>> begin

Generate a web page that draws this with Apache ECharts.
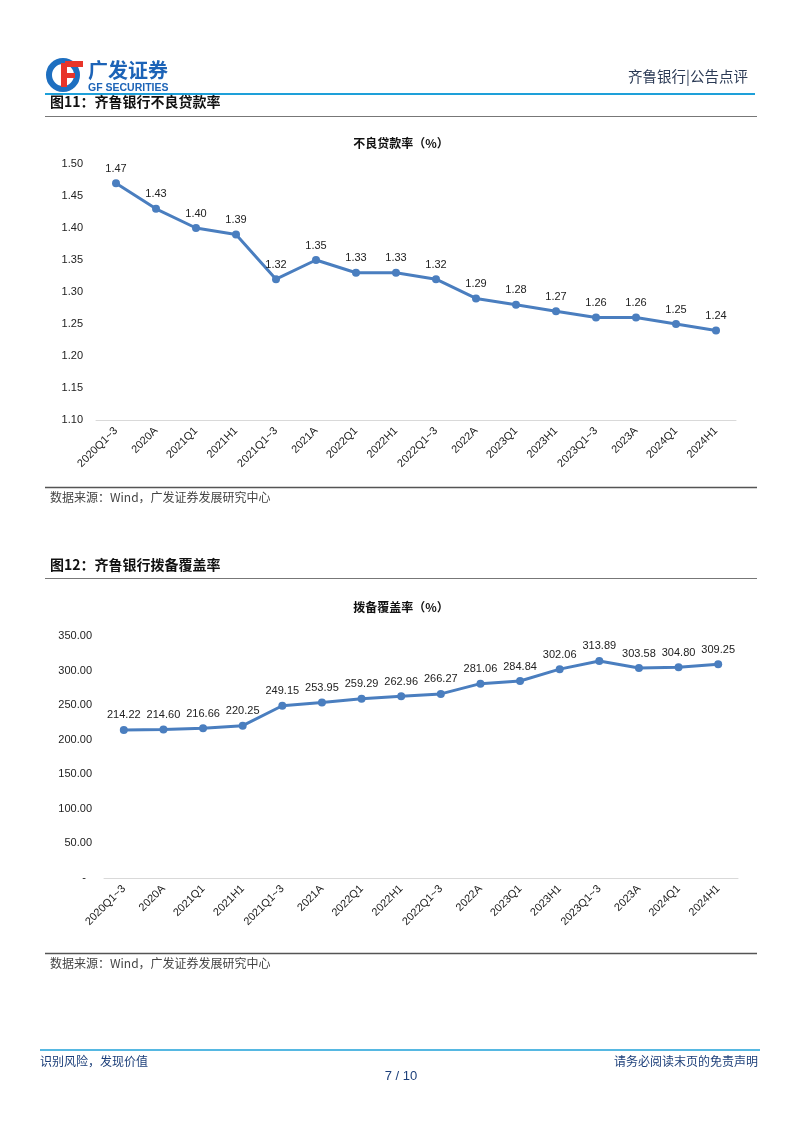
<!DOCTYPE html>
<html><head><meta charset="utf-8">
<script src="https://cdn.jsdelivr.net/npm/echarts@6/dist/echarts.min.js"></script>
<style>html,body{margin:0;padding:0;background:#fff}#c{width:802px;height:1133px}</style>
</head><body><div id="c"></div>
<script>
const categories = ['2020Q1~3','2020A','2021Q1','2021H1','2021Q1~3','2021A','2022Q1','2022H1','2022Q1~3','2022A','2023Q1','2023H1','2023Q1~3','2023A','2024Q1','2024H1'];
const nplRatio = [1.47,1.43,1.40,1.39,1.32,1.35,1.33,1.33,1.32,1.29,1.28,1.27,1.26,1.26,1.25,1.24];
const coverageRatio = [214.22,214.60,216.66,220.25,249.15,253.95,259.29,262.96,266.27,281.06,284.84,302.06,313.89,303.58,304.80,309.25];

const lineColor = '#4a7ebf';
const font = 'Liberation Sans, Arial, sans-serif';
const cjk = 'Noto Sans CJK SC, sans-serif';
const chart = echarts.init(document.getElementById('c'), null, {renderer:'canvas'});

function xAxisCfg(gi){
  return {type:'category', gridIndex:gi, data:categories, boundaryGap:true,
    axisLine:{lineStyle:{color:'#d9d9d9', width:1}}, axisTick:{show:false},
    axisLabel:{rotate:45, color:'#222', fontSize:11, fontFamily:font, margin:9, interval:0}};
}
function seriesCfg(gi, data, fmt){
  return {type:'line', xAxisIndex:gi, yAxisIndex:gi, data:data, symbol:'circle', symbolSize:8,
    lineStyle:{color:lineColor, width:3}, itemStyle:{color:lineColor},
    label:{show:true, position:'top', distance:5, color:'#222', fontSize:11, fontFamily:font, formatter:fmt},
    animation:false};
}

chart.setOption({
  animation:false,
  title:[
    {text:'不良贷款率（%）', left:'center', top:132, textStyle:{fontSize:12, fontWeight:'bold', color:'#111', fontFamily:cjk}},
    {text:'拨备覆盖率（%）', left:'center', top:596, textStyle:{fontSize:12, fontWeight:'bold', color:'#111', fontFamily:cjk}}
  ],
  grid:[
    {left:96, right:66, top:164, bottom:713},
    {left:104, right:64, top:636, bottom:255}
  ],
  xAxis:[xAxisCfg(0), xAxisCfg(1)],
  yAxis:[
    {type:'value', gridIndex:0, min:1.10, max:1.50, interval:0.05, splitLine:{show:false}, axisLine:{show:false}, axisTick:{show:false},
     axisLabel:{color:'#222', fontSize:11, fontFamily:font, margin:13, formatter:v=>v.toFixed(2)}},
    {type:'value', gridIndex:1, min:0, max:350, interval:50, splitLine:{show:false}, axisLine:{show:false}, axisTick:{show:false},
     axisLabel:{color:'#222', fontSize:11, fontFamily:font, margin:12, formatter:v=> v===0 ? '-  ' : v.toFixed(2)}}
  ],
  series:[
    seriesCfg(0, nplRatio, p=>p.value.toFixed(2)),
    seriesCfg(1, coverageRatio, p=>p.value.toFixed(2))
  ],
  graphic:[
    // logo icon
    {type:'circle', shape:{cx:63, cy:75, r:14}, style:{fill:'none', stroke:'#1e6fc0', lineWidth:6}},
    {type:'rect', shape:{x:65, y:61, width:18, height:6}, style:{fill:'#e8352a'}},
    {type:'rect', shape:{x:61, y:63, width:6, height:24}, style:{fill:'#e8352a'}},
    {type:'rect', shape:{x:61, y:73, width:14, height:5}, style:{fill:'#e8352a'}},
    {type:'text', x:88, y:60, style:{text:'广发证券', fill:'#1c63b7', font:'bold 20px '+cjk}},
    {type:'text', x:88, y:83, style:{text:'GF SECURITIES', fill:'#1c63b7', font:'bold 10.5px '+font}},
    {type:'text', x:748, y:69, style:{text:'齐鲁银行|公告点评', fill:'#2b3a55', font:'14.5px '+cjk, align:'right'}},
    {type:'line', shape:{x1:45, y1:94, x2:755, y2:94}, style:{stroke:'#1ea0d9', lineWidth:2}},
    // figure 11
    {type:'text', x:50, y:95, style:{text:'图11：齐鲁银行不良贷款率', fill:'#111', font:'bold 14px '+cjk}},
    {type:'line', shape:{x1:45, y1:116.5, x2:757, y2:116.5}, style:{stroke:'#777', lineWidth:1}},
    {type:'line', shape:{x1:45, y1:487.5, x2:757, y2:487.5}, style:{stroke:'#555', lineWidth:1.5}},
    {type:'text', x:50, y:491, style:{text:'数据来源：Wind，广发证券发展研究中心', fill:'#444', font:'12px '+cjk}},
    // figure 12
    {type:'text', x:50, y:558, style:{text:'图12：齐鲁银行拨备覆盖率', fill:'#111', font:'bold 14px '+cjk}},
    {type:'line', shape:{x1:45, y1:578.5, x2:757, y2:578.5}, style:{stroke:'#777', lineWidth:1}},
    {type:'line', shape:{x1:45, y1:953.5, x2:757, y2:953.5}, style:{stroke:'#555', lineWidth:1.5}},
    {type:'text', x:50, y:957, style:{text:'数据来源：Wind，广发证券发展研究中心', fill:'#444', font:'12px '+cjk}},
    // footer
    {type:'line', shape:{x1:40, y1:1050, x2:760, y2:1050}, style:{stroke:'#1ea0d9', lineWidth:1.5}},
    {type:'text', x:40, y:1055, style:{text:'识别风险，发现价值', fill:'#1c3f7a', font:'12px '+cjk}},
    {type:'text', x:758, y:1055, style:{text:'请务必阅读末页的免责声明', fill:'#1c3f7a', font:'12px '+cjk, align:'right'}},
    {type:'text', x:401, y:1070, style:{text:'7 / 10', fill:'#1c3f7a', font:'13px '+font, align:'center'}}
  ]
});
</script></body></html>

>> end

- **THE EXERCISE**
Every line of the data should be copied as it stands, without the images.

- **TASK SOLUTION**
Generate a web page that draws this with Apache ECharts.
<!DOCTYPE html>
<html><head><meta charset="utf-8">
<script src="https://cdn.jsdelivr.net/npm/echarts@6/dist/echarts.min.js"></script>
<style>html,body{margin:0;padding:0;background:#fff}#c{width:802px;height:1133px}</style>
</head><body><div id="c"></div>
<script>
const categories = ['2020Q1~3','2020A','2021Q1','2021H1','2021Q1~3','2021A','2022Q1','2022H1','2022Q1~3','2022A','2023Q1','2023H1','2023Q1~3','2023A','2024Q1','2024H1'];
const nplRatio = [1.47,1.43,1.40,1.39,1.32,1.35,1.33,1.33,1.32,1.29,1.28,1.27,1.26,1.26,1.25,1.24];
const coverageRatio = [214.22,214.60,216.66,220.25,249.15,253.95,259.29,262.96,266.27,281.06,284.84,302.06,313.89,303.58,304.80,309.25];

const lineColor = '#4a7ebf';
const font = 'Liberation Sans, Arial, sans-serif';
const cjk = 'Noto Sans CJK SC, sans-serif';
const chart = echarts.init(document.getElementById('c'), null, {renderer:'canvas'});

function xAxisCfg(gi){
  return {type:'category', gridIndex:gi, data:categories, boundaryGap:true,
    axisLine:{lineStyle:{color:'#d9d9d9', width:1}}, axisTick:{show:false},
    axisLabel:{rotate:45, color:'#222', fontSize:11, fontFamily:font, margin:9, interval:0}};
}
function seriesCfg(gi, data, fmt){
  return {type:'line', xAxisIndex:gi, yAxisIndex:gi, data:data, symbol:'circle', symbolSize:8,
    lineStyle:{color:lineColor, width:3}, itemStyle:{color:lineColor},
    label:{show:true, position:'top', distance:5, color:'#222', fontSize:11, fontFamily:font, formatter:fmt},
    animation:false};
}

chart.setOption({
  animation:false,
  title:[
    {text:'不良贷款率（%）', left:'center', top:132, textStyle:{fontSize:12, fontWeight:'bold', color:'#111', fontFamily:cjk}},
    {text:'拨备覆盖率（%）', left:'center', top:596, textStyle:{fontSize:12, fontWeight:'bold', color:'#111', fontFamily:cjk}}
  ],
  grid:[
    {left:96, right:66, top:164, bottom:713},
    {left:104, right:64, top:636, bottom:255}
  ],
  xAxis:[xAxisCfg(0), xAxisCfg(1)],
  yAxis:[
    {type:'value', gridIndex:0, min:1.10, max:1.50, interval:0.05, splitLine:{show:false}, axisLine:{show:false}, axisTick:{show:false},
     axisLabel:{color:'#222', fontSize:11, fontFamily:font, margin:13, formatter:v=>v.toFixed(2)}},
    {type:'value', gridIndex:1, min:0, max:350, interval:50, splitLine:{show:false}, axisLine:{show:false}, axisTick:{show:false},
     axisLabel:{color:'#222', fontSize:11, fontFamily:font, margin:12, formatter:v=> v===0 ? '-  ' : v.toFixed(2)}}
  ],
  series:[
    seriesCfg(0, nplRatio, p=>p.value.toFixed(2)),
    seriesCfg(1, coverageRatio, p=>p.value.toFixed(2))
  ],
  graphic:[
    // logo icon
    {type:'circle', shape:{cx:63, cy:75, r:14}, style:{fill:'none', stroke:'#1e6fc0', lineWidth:6}},
    {type:'rect', shape:{x:65, y:61, width:18, height:6}, style:{fill:'#e8352a'}},
    {type:'rect', shape:{x:61, y:63, width:6, height:24}, style:{fill:'#e8352a'}},
    {type:'rect', shape:{x:61, y:73, width:14, height:5}, style:{fill:'#e8352a'}},
    {type:'text', x:88, y:60, style:{text:'广发证券', fill:'#1c63b7', font:'bold 20px '+cjk}},
    {type:'text', x:88, y:83, style:{text:'GF SECURITIES', fill:'#1c63b7', font:'bold 10.5px '+font}},
    {type:'text', x:748, y:69, style:{text:'齐鲁银行|公告点评', fill:'#2b3a55', font:'14.5px '+cjk, align:'right'}},
    {type:'line', shape:{x1:45, y1:94, x2:755, y2:94}, style:{stroke:'#1ea0d9', lineWidth:2}},
    // figure 11
    {type:'text', x:50, y:95, style:{text:'图11：齐鲁银行不良贷款率', fill:'#111', font:'bold 14px '+cjk}},
    {type:'line', shape:{x1:45, y1:116.5, x2:757, y2:116.5}, style:{stroke:'#777', lineWidth:1}},
    {type:'line', shape:{x1:45, y1:487.5, x2:757, y2:487.5}, style:{stroke:'#555', lineWidth:1.5}},
    {type:'text', x:50, y:491, style:{text:'数据来源：Wind，广发证券发展研究中心', fill:'#444', font:'12px '+cjk}},
    // figure 12
    {type:'text', x:50, y:558, style:{text:'图12：齐鲁银行拨备覆盖率', fill:'#111', font:'bold 14px '+cjk}},
    {type:'line', shape:{x1:45, y1:578.5, x2:757, y2:578.5}, style:{stroke:'#777', lineWidth:1}},
    {type:'line', shape:{x1:45, y1:953.5, x2:757, y2:953.5}, style:{stroke:'#555', lineWidth:1.5}},
    {type:'text', x:50, y:957, style:{text:'数据来源：Wind，广发证券发展研究中心', fill:'#444', font:'12px '+cjk}},
    // footer
    {type:'line', shape:{x1:40, y1:1050, x2:760, y2:1050}, style:{stroke:'#1ea0d9', lineWidth:1.5}},
    {type:'text', x:40, y:1055, style:{text:'识别风险，发现价值', fill:'#1c3f7a', font:'12px '+cjk}},
    {type:'text', x:758, y:1055, style:{text:'请务必阅读末页的免责声明', fill:'#1c3f7a', font:'12px '+cjk, align:'right'}},
    {type:'text', x:401, y:1070, style:{text:'7 / 10', fill:'#1c3f7a', font:'13px '+font, align:'center'}}
  ]
});
</script></body></html>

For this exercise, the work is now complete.